The property that we are interested in is AssemblyContents this essentially contains a list of ImplementationFiles, and an ImplementationFile has a list of FSharpImplementationFileDeclaration.

Let’s go ahead and examine what we currently have:

checkProjectResults.AssemblyContents.ImplementationFiles.Head.Declarations

This will yield a similar structure to what you saw above in the list comprehension.
I have shortened the the Microsoft.FSharp.Core.* prefixes to save space.

[Entity
 (Test,
  [MemberOrFunctionOrValue
     (val square,[[val x]],
      Call
        (null,val op_Multiply,[],
         [type int; type int;
          type int],[Value val x; Value val x]))])]

The FSharpImplementationFileDeclaration is a discriminated union type that is defined as follows:

type FSharpImplementationFileDeclaration = 
  | Entity of FSharpEntity * FSharpImplementationFileDeclaration list
  | MemberOrFunctionOrValue of FSharpMemberOrFunctionOrValue * FSharpMemberOrFunctionOrValue list list * FSharpExpr
  | InitAction of FSharpExpr

With this in mind we could now traverse the tree with something like this:

let rec processDecl decl =
  match decl with
  | Entity(ent, declList) ->
      printfn "Entity"
      declList |> List.iter processDecl
  | InitAction(expr) -> printfn "Init Action"
  | MemberOrFunctionOrValue(memb, curriedParameterGroups, expr)->
      printfn "Member"
      printfn "Expressions: %A" expr

for implFile in checkProjectResults.AssemblyContents.ImplementationFiles do
  for decl in implFile.Declarations do
    processDecl decl

This would yield similar output to what we saw before although we are now getting a feel for the structure of the tree.

Entity:Test
Member:square
Expressions: Call
  (null,val op_Multiply,[],
   [type int; type int;
    type int],[Value val x; Value val x])

Preparing To transform

Ok, so we know a little about the TAST structure and how to navigate it, now we can look to transform it. So what can we transform the F# TAST to?

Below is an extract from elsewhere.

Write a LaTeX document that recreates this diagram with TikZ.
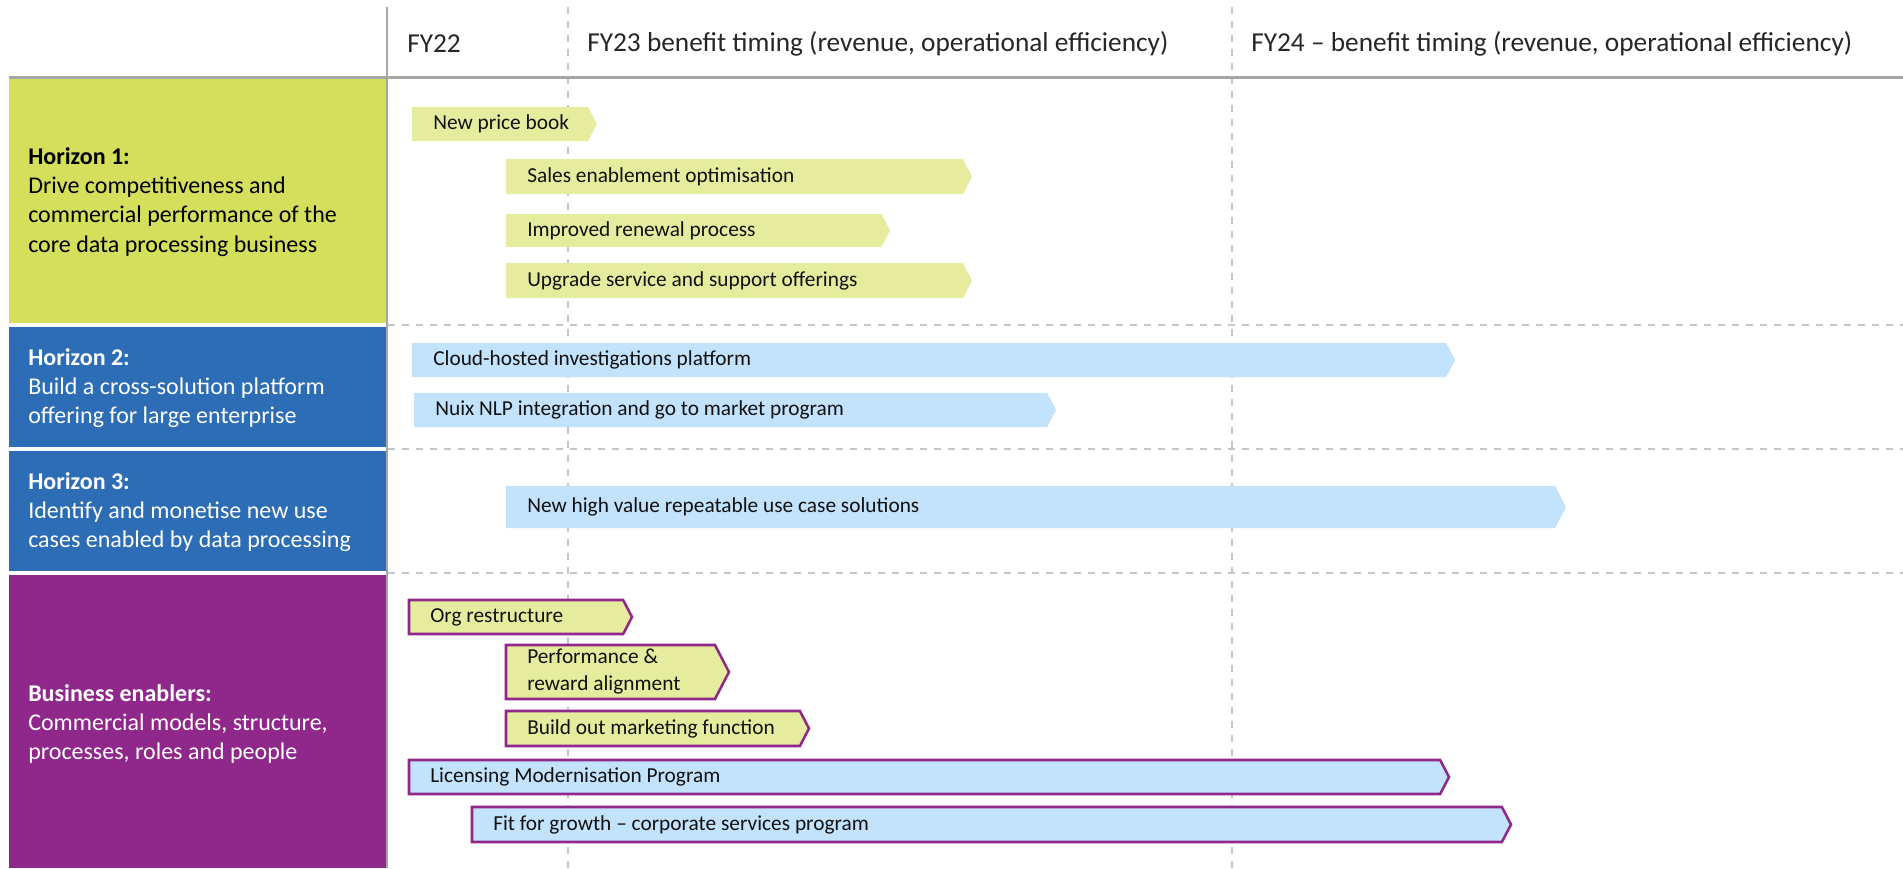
\documentclass[tikz,border=0pt]{standalone}
\usepackage{fontspec}
\setmainfont{Carlito}
\definecolor{lime}{HTML}{D5DF5B}
\definecolor{lgreen}{HTML}{E5EC9D}
\definecolor{hblue}{HTML}{2C6DB6}
\definecolor{lblue}{HTML}{C3E2FC}
\definecolor{purp}{HTML}{90278B}
\definecolor{gridgray}{HTML}{A6A6A6}
\definecolor{dashgray}{HTML}{C5C5CC}
\definecolor{hdrtext}{HTML}{262626}
\definecolor{bartextc}{HTML}{111111}
\newcommand\mybar[7]{%
  \path[#2] (#3,#5) -- ({#4-0.26*(#6-#5)},#5) -- (#4,{(#5+#6)/2}) -- ({#4-0.26*(#6-#5)},#6) -- (#3,#6) -- cycle;
  \node[bartext] (#1) at ({#3+21},{(#5+#6)/2}) {#7};
}
\begin{document}
\begin{tikzpicture}[x=0.75pt,y=-0.75pt,
  hdr/.style={anchor=west, inner sep=0pt, font=\fontsize{20.5pt}{25pt}\selectfont, text=hdrtext},
  lefttext/.style={anchor=west, inner sep=0pt, align=left, font=\fontsize{18pt}{21.9pt}\selectfont},
  bartext/.style={anchor=west, inner sep=0pt, align=left, font=\fontsize{16pt}{20.25pt}\selectfont, text=bartextc},
  gbar/.style={fill=lgreen},
  bbar/.style={fill=lblue},
  gpbar/.style={fill=lgreen, draw=purp, line width=1.9pt},
  bpbar/.style={fill=lblue, draw=purp, line width=1.9pt},
  sepline/.style={draw=dashgray, line width=1.5pt, dash pattern=on 5.25pt off 5.25pt},
  gridline/.style={draw=gridgray, line width=1.5pt}]
\useasboundingbox (0,0) rectangle (1903,868);
% left column boxes
\fill[lime] (9,79) rectangle (386,323);
\fill[hblue] (9,327) rectangle (386,447);
\fill[hblue] (9,451) rectangle (386,571);
\fill[purp] (9,575) rectangle (386,868);
% grid lines
\draw[sepline] (568,7) -- (568,868);
\draw[sepline] (1232,7) -- (1232,868);
\draw[gridline] (387,7) -- (387,868);
\draw[draw=gridgray, line width=2.25pt] (9,77) -- (1903,77);
\draw[sepline] (388,325) -- (1903,325);
\draw[sepline] (388,449) -- (1903,449);
\draw[sepline] (388,573) -- (1903,573);
% header
\node[hdr] (fy22) at (407,44) {FY22};
\node[hdr] (fy23) at (587,44) {FY23 benefit timing (revenue, operational efficiency)};
\node[hdr] (fy24) at (1251,44) {FY24 – benefit timing (revenue, operational efficiency)};
% left texts
\node[lefttext, text=black] (h1) at (28,202) {\textbf{Horizon 1:}\\Drive competitiveness and\\commercial performance of the\\core data processing business};
\node[lefttext, text=white] (h2) at (28,388) {\textbf{Horizon 2:}\\Build a cross-solution platform\\offering for large enterprise};
\node[lefttext, text=white] (h3) at (28,512) {\textbf{Horizon 3:}\\Identify and monetise new use\\cases enabled by data processing};
\node[lefttext, text=white] (be) at (28,724) {\textbf{Business enablers:}\\Commercial models, structure,\\processes, roles and people};
% bars
\mybar{b1}{gbar}{412}{597}{107}{141}{New price book}
\mybar{b2}{gbar}{506}{972}{159}{194}{Sales enablement optimisation}
\mybar{b3}{gbar}{506}{890}{214}{247}{Improved renewal process}
\mybar{b4}{gbar}{506}{972}{263}{298}{Upgrade service and support offerings}
\mybar{b5}{bbar}{412}{1455}{343}{377}{Cloud-hosted investigations platform}
\mybar{b6}{bbar}{414}{1056}{393}{427}{Nuix NLP integration and go to market program}
\mybar{b7}{bbar}{506}{1566}{486}{528}{New high value repeatable use case solutions}
\mybar{b8}{gpbar}{409}{632}{600}{634}{Org restructure}
\mybar{b9}{gpbar}{506}{729}{645}{699}{Performance \&\\reward alignment}
\mybar{b10}{gpbar}{506}{809}{711}{746}{Build out marketing function}
\mybar{b11}{bpbar}{409}{1449}{760}{794}{Licensing Modernisation Program}
\mybar{b12}{bpbar}{472}{1511}{807}{842}{Fit for growth – corporate services program}
\end{tikzpicture}
\end{document}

Absolutely anything we want, but for the purposes of this article let’s choose something interesting … like Elixir.

Elixir language

So what is Elixir? I’ll quote the description from the Elixir website as this post is not about describing the Elixir language.

Elixir is a dynamic, functional language designed for building scalable and maintainable applications.

Elixir leverages the Erlang VM, known for running low-latency, distributed and fault-tolerant systems, while also being successfully used in web development and the embedded software domain. {% endblockquote %}

Elixir AST structure

The Elixir AST structure is described like this:

{atom | tuple, list, list | atom}
  • The first element is an atom or another tuple in the same representation;
  • The second element is a keyword list containing metadata, like numbers and contexts
  • The third element is either a list of arguments for the function call or an atom. When this element is an atom, it means the tuple represent’s a variable.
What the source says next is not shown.